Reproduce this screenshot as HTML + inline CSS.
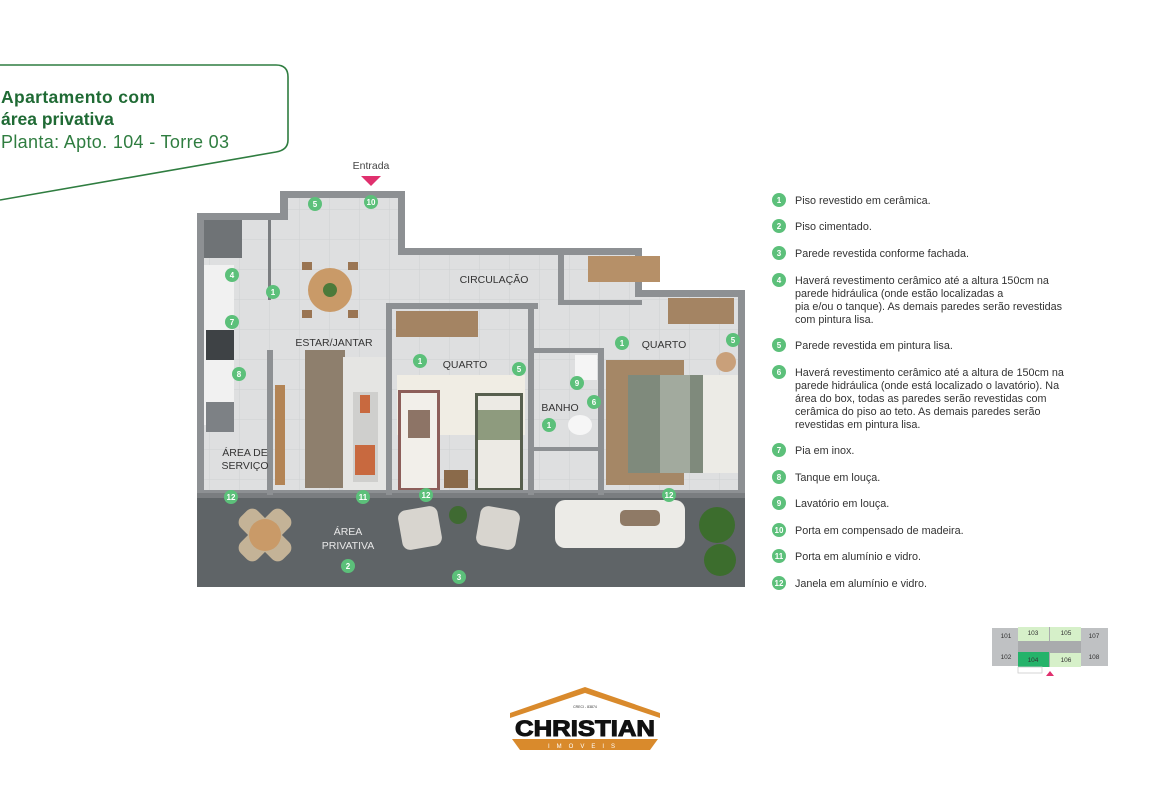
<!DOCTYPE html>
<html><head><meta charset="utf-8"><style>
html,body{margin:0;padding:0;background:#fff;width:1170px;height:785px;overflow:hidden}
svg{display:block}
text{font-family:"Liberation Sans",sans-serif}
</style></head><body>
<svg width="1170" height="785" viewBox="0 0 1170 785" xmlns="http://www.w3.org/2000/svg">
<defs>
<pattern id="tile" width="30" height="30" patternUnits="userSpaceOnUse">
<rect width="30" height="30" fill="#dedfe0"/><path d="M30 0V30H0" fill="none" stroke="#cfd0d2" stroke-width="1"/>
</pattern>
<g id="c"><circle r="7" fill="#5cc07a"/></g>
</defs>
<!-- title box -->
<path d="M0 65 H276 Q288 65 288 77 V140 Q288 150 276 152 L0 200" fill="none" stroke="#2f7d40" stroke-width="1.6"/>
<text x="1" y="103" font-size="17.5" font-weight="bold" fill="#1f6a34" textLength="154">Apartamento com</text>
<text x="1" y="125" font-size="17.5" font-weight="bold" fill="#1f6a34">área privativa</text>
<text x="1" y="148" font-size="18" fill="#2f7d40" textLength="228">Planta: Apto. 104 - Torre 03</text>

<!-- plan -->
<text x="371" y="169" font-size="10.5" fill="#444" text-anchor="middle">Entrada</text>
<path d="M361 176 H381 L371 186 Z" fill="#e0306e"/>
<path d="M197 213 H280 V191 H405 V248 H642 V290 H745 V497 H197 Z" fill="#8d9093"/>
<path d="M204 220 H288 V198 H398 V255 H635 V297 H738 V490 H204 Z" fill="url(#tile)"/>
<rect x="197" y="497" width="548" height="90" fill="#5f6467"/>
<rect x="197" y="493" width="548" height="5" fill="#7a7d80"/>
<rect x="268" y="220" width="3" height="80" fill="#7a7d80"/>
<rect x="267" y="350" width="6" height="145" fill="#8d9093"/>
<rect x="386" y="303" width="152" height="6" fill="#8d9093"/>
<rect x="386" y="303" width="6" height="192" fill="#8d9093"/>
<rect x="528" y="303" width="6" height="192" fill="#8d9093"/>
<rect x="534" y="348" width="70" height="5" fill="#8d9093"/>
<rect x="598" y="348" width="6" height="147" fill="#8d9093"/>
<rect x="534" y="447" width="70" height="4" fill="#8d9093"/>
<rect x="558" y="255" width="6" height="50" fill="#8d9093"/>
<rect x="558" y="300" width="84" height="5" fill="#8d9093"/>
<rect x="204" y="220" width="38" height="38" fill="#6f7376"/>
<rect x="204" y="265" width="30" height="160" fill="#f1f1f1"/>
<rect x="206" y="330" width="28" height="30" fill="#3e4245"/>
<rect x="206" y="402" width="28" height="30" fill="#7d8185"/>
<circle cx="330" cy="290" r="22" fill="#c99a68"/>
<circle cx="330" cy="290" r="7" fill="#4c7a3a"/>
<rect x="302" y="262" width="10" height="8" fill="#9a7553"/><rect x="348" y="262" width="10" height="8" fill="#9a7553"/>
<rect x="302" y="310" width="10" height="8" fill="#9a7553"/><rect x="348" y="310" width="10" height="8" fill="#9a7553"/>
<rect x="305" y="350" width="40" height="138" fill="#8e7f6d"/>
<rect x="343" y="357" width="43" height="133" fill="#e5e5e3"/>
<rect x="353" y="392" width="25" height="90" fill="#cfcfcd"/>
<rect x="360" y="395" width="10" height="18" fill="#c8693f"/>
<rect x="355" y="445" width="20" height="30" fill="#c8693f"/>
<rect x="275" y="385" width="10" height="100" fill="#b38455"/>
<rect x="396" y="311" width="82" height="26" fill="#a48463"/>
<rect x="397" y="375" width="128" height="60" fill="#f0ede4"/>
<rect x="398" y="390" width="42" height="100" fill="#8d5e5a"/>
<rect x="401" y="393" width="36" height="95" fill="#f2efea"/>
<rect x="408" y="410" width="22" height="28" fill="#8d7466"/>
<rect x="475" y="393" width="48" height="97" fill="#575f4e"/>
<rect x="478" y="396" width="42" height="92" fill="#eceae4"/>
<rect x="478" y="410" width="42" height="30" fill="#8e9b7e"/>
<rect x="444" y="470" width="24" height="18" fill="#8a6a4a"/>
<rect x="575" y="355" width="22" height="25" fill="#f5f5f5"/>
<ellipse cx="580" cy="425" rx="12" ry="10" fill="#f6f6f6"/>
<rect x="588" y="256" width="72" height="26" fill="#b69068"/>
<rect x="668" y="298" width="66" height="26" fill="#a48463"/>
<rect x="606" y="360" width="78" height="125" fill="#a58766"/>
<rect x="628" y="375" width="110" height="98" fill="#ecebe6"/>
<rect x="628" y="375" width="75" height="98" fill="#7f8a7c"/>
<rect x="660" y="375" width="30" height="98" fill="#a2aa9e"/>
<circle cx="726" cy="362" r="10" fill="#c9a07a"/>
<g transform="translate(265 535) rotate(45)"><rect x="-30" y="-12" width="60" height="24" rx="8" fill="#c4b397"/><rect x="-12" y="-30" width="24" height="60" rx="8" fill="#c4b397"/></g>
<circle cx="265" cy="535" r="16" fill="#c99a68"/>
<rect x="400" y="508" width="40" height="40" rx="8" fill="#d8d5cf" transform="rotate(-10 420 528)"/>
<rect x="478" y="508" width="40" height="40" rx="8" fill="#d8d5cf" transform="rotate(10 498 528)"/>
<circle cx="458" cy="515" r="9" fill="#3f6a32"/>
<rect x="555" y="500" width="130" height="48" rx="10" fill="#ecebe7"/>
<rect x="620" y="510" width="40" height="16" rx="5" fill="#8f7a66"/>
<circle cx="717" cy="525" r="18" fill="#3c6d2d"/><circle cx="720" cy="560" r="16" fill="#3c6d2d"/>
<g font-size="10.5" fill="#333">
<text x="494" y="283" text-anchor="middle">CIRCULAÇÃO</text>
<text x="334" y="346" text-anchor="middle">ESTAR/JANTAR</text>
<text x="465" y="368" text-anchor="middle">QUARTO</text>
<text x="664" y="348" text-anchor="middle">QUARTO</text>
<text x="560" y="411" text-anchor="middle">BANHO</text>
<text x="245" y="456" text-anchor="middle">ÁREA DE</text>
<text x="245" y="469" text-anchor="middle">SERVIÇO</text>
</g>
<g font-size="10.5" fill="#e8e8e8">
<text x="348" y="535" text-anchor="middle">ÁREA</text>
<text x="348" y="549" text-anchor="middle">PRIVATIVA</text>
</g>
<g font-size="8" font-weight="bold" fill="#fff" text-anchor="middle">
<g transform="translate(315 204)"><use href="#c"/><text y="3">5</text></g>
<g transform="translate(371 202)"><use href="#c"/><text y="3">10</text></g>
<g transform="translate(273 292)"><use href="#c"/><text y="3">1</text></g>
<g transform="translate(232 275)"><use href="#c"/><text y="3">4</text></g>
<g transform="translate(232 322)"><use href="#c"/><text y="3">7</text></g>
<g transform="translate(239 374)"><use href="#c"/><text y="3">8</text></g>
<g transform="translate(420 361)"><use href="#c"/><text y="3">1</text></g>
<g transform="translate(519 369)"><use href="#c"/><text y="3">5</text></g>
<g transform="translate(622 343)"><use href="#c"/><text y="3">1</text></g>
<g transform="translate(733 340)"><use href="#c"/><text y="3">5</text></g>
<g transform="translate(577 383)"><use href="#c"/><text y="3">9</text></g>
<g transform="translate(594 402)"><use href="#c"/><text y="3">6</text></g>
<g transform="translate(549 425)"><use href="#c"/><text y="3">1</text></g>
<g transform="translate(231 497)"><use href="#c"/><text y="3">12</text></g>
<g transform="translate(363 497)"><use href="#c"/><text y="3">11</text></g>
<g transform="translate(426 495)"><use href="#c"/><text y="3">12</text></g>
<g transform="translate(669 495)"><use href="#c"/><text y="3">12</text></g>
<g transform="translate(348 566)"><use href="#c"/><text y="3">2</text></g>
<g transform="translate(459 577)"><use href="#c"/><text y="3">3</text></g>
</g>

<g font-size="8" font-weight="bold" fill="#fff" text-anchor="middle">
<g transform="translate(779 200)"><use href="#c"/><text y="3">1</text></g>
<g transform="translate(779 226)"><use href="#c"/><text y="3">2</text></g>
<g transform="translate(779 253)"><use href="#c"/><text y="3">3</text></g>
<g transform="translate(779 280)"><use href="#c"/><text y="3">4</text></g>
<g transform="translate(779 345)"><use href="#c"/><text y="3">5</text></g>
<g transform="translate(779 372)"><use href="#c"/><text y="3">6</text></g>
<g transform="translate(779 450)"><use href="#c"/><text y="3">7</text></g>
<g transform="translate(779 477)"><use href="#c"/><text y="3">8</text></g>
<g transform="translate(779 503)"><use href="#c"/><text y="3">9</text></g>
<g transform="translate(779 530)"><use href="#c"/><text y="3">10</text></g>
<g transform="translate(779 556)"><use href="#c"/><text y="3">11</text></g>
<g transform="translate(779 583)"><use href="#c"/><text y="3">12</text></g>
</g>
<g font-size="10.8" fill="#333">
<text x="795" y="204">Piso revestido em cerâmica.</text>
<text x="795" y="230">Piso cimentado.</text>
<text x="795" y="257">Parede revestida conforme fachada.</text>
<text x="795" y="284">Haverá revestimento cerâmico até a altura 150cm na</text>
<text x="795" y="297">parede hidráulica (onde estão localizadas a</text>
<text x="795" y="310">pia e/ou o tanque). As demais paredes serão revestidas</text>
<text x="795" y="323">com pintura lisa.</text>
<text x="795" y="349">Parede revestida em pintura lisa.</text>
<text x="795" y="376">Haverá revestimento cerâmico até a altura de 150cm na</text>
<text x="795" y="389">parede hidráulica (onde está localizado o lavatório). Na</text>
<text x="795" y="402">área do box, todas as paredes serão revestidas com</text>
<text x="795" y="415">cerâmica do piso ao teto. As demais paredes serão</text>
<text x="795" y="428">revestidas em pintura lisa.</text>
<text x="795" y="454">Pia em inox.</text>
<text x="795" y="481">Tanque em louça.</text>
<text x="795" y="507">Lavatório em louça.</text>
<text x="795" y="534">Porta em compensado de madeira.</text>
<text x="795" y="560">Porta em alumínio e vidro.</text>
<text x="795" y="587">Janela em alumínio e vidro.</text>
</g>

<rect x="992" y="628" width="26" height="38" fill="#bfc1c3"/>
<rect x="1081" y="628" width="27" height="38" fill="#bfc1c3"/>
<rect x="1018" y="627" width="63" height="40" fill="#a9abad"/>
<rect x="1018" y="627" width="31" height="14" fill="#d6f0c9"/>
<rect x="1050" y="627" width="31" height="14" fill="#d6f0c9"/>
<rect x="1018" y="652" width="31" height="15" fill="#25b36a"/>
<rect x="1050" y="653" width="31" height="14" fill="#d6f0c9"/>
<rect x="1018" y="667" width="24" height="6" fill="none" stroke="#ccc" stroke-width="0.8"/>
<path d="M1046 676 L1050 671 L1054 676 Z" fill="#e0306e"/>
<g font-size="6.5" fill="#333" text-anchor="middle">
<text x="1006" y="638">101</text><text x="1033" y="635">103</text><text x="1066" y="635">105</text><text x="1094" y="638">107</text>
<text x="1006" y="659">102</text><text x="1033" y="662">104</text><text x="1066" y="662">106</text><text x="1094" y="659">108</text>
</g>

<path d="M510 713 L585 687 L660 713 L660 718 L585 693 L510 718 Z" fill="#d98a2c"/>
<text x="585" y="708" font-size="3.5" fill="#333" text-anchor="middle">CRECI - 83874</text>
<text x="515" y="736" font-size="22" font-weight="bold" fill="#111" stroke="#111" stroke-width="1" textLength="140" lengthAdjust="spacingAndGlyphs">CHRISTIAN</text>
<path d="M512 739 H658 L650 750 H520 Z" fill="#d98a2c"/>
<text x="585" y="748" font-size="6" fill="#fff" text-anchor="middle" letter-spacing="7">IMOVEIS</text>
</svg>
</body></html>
...
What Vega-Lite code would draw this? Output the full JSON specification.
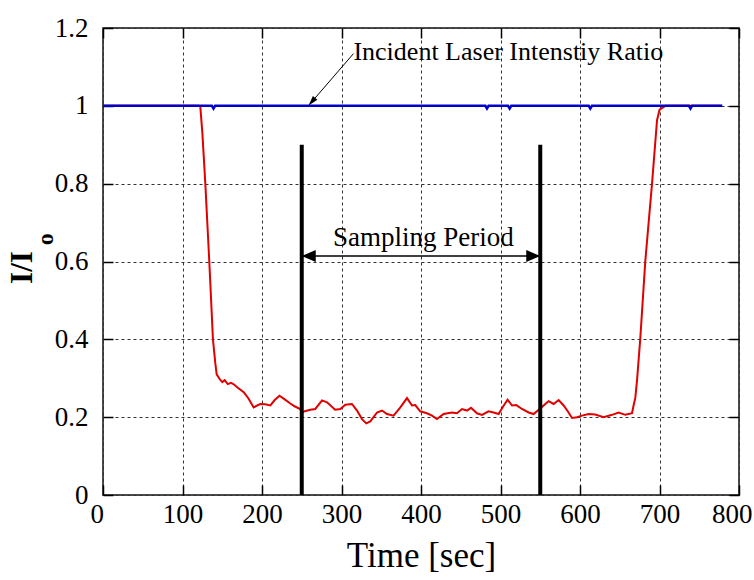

What to work on: In the listing above, find the line with "Reproduce this screenshot" and the line with "- Torre 03</text>". Copy both of them and every line between, exactly, but not the pictures.

Solution for this exercise:
Reproduce this screenshot as HTML + inline CSS.
<!DOCTYPE html>
<html><head><meta charset="utf-8"><style>
html,body{margin:0;padding:0;background:#fff;width:1170px;height:785px;overflow:hidden}
svg{display:block}
text{font-family:"Liberation Sans",sans-serif}
</style></head><body>
<svg width="1170" height="785" viewBox="0 0 1170 785" xmlns="http://www.w3.org/2000/svg">
<defs>
<pattern id="tile" width="30" height="30" patternUnits="userSpaceOnUse">
<rect width="30" height="30" fill="#dedfe0"/><path d="M30 0V30H0" fill="none" stroke="#cfd0d2" stroke-width="1"/>
</pattern>
<g id="c"><circle r="7" fill="#5cc07a"/></g>
</defs>
<!-- title box -->
<path d="M0 65 H276 Q288 65 288 77 V140 Q288 150 276 152 L0 200" fill="none" stroke="#2f7d40" stroke-width="1.6"/>
<text x="1" y="103" font-size="17.5" font-weight="bold" fill="#1f6a34" textLength="154">Apartamento com</text>
<text x="1" y="125" font-size="17.5" font-weight="bold" fill="#1f6a34">área privativa</text>
<text x="1" y="148" font-size="18" fill="#2f7d40" textLength="228">Planta: Apto. 104 - Torre 03</text>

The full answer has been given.